WHAT TO DO
Up to and including the line that contains "import seaborn as sns", write out each line of the material from its first line, exactly.

DATA

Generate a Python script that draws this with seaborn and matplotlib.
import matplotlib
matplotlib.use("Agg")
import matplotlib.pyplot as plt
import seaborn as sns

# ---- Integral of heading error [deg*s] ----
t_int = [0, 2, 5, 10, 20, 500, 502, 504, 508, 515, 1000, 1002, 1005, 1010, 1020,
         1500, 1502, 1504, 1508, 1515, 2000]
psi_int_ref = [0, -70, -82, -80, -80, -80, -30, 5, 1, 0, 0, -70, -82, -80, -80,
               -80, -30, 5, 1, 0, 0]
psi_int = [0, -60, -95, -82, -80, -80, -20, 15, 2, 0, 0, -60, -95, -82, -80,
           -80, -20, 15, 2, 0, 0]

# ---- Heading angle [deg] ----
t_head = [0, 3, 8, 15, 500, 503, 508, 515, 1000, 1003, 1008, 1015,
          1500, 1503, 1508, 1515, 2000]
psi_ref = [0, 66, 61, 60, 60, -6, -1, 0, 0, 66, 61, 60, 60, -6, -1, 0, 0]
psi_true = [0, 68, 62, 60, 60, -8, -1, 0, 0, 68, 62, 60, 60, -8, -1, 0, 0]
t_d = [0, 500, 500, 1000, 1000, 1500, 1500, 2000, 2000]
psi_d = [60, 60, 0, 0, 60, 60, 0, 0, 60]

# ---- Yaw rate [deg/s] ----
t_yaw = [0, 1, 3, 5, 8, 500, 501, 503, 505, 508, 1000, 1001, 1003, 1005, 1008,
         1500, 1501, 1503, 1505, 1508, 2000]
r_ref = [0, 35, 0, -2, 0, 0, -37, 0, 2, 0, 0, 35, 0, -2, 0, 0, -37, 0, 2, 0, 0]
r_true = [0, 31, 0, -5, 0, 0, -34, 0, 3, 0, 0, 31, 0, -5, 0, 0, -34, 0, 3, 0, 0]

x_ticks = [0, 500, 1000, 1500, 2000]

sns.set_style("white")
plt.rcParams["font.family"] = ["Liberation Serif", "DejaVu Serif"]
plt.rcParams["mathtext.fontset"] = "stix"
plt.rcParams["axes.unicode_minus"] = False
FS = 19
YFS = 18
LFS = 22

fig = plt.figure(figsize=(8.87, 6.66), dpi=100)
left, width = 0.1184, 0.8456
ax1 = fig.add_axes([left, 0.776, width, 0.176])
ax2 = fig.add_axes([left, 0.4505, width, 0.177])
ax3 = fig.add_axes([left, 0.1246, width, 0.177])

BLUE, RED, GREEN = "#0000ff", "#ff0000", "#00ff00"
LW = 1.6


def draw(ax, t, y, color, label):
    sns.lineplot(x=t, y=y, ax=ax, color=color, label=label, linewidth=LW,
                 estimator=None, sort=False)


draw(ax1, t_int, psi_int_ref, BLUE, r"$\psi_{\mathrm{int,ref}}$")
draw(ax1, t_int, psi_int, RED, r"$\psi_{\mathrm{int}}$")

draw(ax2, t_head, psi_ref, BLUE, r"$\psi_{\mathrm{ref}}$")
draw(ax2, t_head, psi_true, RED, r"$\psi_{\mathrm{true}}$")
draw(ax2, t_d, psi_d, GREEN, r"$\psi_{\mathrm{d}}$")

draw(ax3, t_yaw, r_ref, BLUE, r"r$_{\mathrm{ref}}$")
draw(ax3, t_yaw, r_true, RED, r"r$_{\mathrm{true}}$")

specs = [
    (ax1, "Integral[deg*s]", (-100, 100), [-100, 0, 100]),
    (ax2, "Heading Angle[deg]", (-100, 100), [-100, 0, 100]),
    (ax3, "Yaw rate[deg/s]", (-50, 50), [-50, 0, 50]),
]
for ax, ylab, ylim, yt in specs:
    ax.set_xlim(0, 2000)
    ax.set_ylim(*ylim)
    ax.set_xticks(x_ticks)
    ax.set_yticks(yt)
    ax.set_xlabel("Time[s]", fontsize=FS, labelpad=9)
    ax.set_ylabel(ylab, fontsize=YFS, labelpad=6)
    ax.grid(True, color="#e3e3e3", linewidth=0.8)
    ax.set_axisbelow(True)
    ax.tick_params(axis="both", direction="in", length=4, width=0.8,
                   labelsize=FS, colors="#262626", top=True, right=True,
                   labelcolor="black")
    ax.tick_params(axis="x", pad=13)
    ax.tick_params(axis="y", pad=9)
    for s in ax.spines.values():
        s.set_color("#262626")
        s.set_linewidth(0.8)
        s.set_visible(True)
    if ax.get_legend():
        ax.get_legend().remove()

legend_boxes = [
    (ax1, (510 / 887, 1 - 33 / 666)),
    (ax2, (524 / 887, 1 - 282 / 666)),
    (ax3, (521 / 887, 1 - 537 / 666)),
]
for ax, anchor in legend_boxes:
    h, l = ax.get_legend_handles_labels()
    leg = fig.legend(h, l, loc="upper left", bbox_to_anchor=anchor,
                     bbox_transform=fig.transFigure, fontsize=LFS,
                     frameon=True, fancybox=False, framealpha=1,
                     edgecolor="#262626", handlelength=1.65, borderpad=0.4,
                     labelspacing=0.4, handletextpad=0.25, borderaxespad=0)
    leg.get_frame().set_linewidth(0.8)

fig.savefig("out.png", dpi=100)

THE RESULT
Generate a Python script that draws this with seaborn and matplotlib.
import matplotlib
matplotlib.use("Agg")
import matplotlib.pyplot as plt
import seaborn as sns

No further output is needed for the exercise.